COT 5: CUDA Optimization Tutorial
Parallelizing and Optimizing Programs for GPU Acceleration using CUDA
Morning of September 23, 2012
Minneapolis, MN
Held in conjunction with the
The 21st International Conference on
Parallel Architectures and Compilation Techniques
Intended audience
Anyone who is curious about GPU programming as well as people with prior CUDA experience who want to improve the performance of their codes.
Schedule
GPU hardware overview and CUDA introduction
Serial CPU C code example and porting to CUDA
Parallelization and step-by-step performance tuning
break
Introduction of irregular tree algorithm
Detailed optimization of four irregular kernels
Summary, conclusion, and outlook
Abstract
GPUs offer an order of magnitude higher performance, energy efficiency, and price/performance than multicore CPUs, but
it is substantially harder to write efficient programs for GPUs, especially if the programs are not very regular. In
this tutorial, I will first talk about the key hardware features of GPUs and give an overview of the CUDA C programming
language. Then I will introduce a regular n-body code and show how to port it to CUDA and parallelize it. Next, I will
illustrate, in ten steps, how to optimize this code until it runs at close to peak performance on a high-end GPU. After
the break, I will present a more sophisticated but irregular n-body code that repeatedly builds an unbalanced tree data
structure and performs complex traversals on it. Then, I will discuss how this irregular algorithm can be implemented
in CUDA to maximally exploit the GPU hardware. The final version of this code running on one GPU is over twenty times
faster than an optimized OpenMP implementation running on a high-end hex-core CPU. I will conclude the tutorial with a
summary of general optimization strategies and an outlook into the future.
Presenter
Martin Burtscher, Texas State University-San Marcos, burtscher@txstate.edu
Speaker biography
Martin Burtscher is Associate Professor in the Department of Computer Science at Texas State University-San Marcos.

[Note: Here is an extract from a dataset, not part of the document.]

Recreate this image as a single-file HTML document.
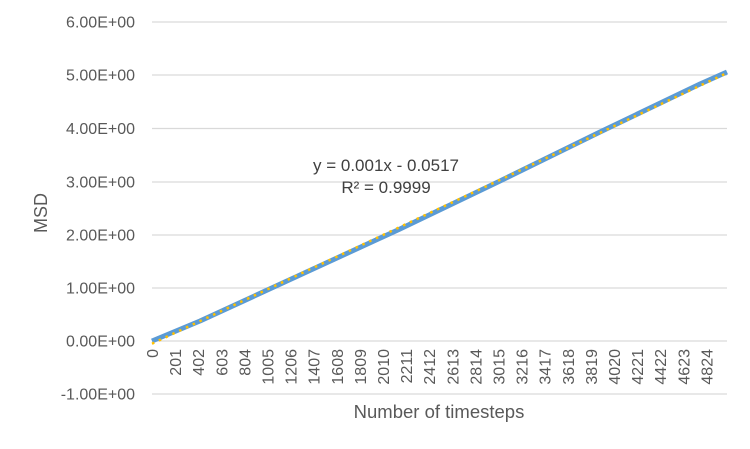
<!DOCTYPE html>
<html><head><meta charset="utf-8"><style>
html,body{margin:0;padding:0;background:#fff;}
svg{display:block;font-family:"Liberation Sans",sans-serif;}
</style></head><body>
<svg width="750" height="449" viewBox="0 0 750 449" xmlns="http://www.w3.org/2000/svg">
<g stroke="#d9d9d9" stroke-width="1.3">
<line x1="152" y1="22" x2="727" y2="22"/>
<line x1="152" y1="75" x2="727" y2="75"/>
<line x1="152" y1="128.5" x2="727" y2="128.5"/>
<line x1="152" y1="182" x2="727" y2="182"/>
<line x1="152" y1="235" x2="727" y2="235"/>
<line x1="152" y1="288" x2="727" y2="288"/>
<line x1="152" y1="341" x2="727" y2="341"/>
<line x1="152" y1="394" x2="727" y2="394"/>
</g>
<g fill="#595959" font-size="16" text-anchor="end">
<text x="135" y="27.5">6.00E+00</text>
<text x="135" y="80.5">5.00E+00</text>
<text x="135" y="134">4.00E+00</text>
<text x="135" y="187.5">3.00E+00</text>
<text x="135" y="240.5">2.00E+00</text>
<text x="135" y="293.5">1.00E+00</text>
<text x="135" y="346.5">0.00E+00</text>
<text x="135" y="399.5">-1.00E+00</text>
</g>
<g fill="#595959" font-size="16" text-anchor="end">
<text transform="translate(158,349) rotate(-90)">0</text>
<text transform="translate(181.1,349) rotate(-90)">201</text>
<text transform="translate(204.2,349) rotate(-90)">402</text>
<text transform="translate(227.3,349) rotate(-90)">603</text>
<text transform="translate(250.4,349) rotate(-90)">804</text>
<text transform="translate(273.5,349) rotate(-90)">1005</text>
<text transform="translate(296.6,349) rotate(-90)">1206</text>
<text transform="translate(319.7,349) rotate(-90)">1407</text>
<text transform="translate(342.8,349) rotate(-90)">1608</text>
<text transform="translate(365.9,349) rotate(-90)">1809</text>
<text transform="translate(389,349) rotate(-90)">2010</text>
<text transform="translate(412.1,349) rotate(-90)">2211</text>
<text transform="translate(435.2,349) rotate(-90)">2412</text>
<text transform="translate(458.3,349) rotate(-90)">2613</text>
<text transform="translate(481.4,349) rotate(-90)">2814</text>
<text transform="translate(504.5,349) rotate(-90)">3015</text>
<text transform="translate(527.6,349) rotate(-90)">3216</text>
<text transform="translate(550.7,349) rotate(-90)">3417</text>
<text transform="translate(573.8,349) rotate(-90)">3618</text>
<text transform="translate(596.9,349) rotate(-90)">3819</text>
<text transform="translate(620,349) rotate(-90)">4020</text>
<text transform="translate(643.1,349) rotate(-90)">4221</text>
<text transform="translate(666.2,349) rotate(-90)">4422</text>
<text transform="translate(689.3,349) rotate(-90)">4623</text>
<text transform="translate(712.4,349) rotate(-90)">4824</text>
</g>
<text x="47" y="213" fill="#595959" font-size="18" text-anchor="middle" transform="rotate(-90 47 213)">MSD</text>
<text x="439" y="418" fill="#595959" font-size="18.5" text-anchor="middle">Number of timesteps</text>
<polyline fill="none" stroke="#5b9bd5" stroke-width="5" stroke-linejoin="round"
 points="152,341 200,321 300,275 400,229 500,181 600,132 700,84 727,72"/>
<line x1="152" y1="343.7" x2="727" y2="73" stroke="#ffc000" stroke-width="2.5" stroke-dasharray="2.5 5"/>
<text x="386" y="171" fill="#404040" font-size="17" text-anchor="middle">y = 0.001x - 0.0517</text>
<text x="386" y="193" fill="#404040" font-size="17" text-anchor="middle">R² = 0.9999</text>
</svg>
</body></html>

He received the combined BS/MS degree in computer science from the Swiss Federal Institute of Technology (ETH) Zurich
in 1996 and the Ph.D. degree in computer science from the University of Colorado at Boulder in 2000. Martin's research
interests include efficient parallelization of programs for GPUs and multicore CPUs as well as automatic performance
assessment and optimization of HPC applications. He is a senior member of the IEEE, its Computer Society, and the ACM.
Martin has co-authored over 60 peer-reviewed publications, including a book chapter in NVIDIA's GPU Computing Gems, is
the recipient of an NVIDIA Academic Partnership award, and is the PI of a CUDA Teaching Center.
|
|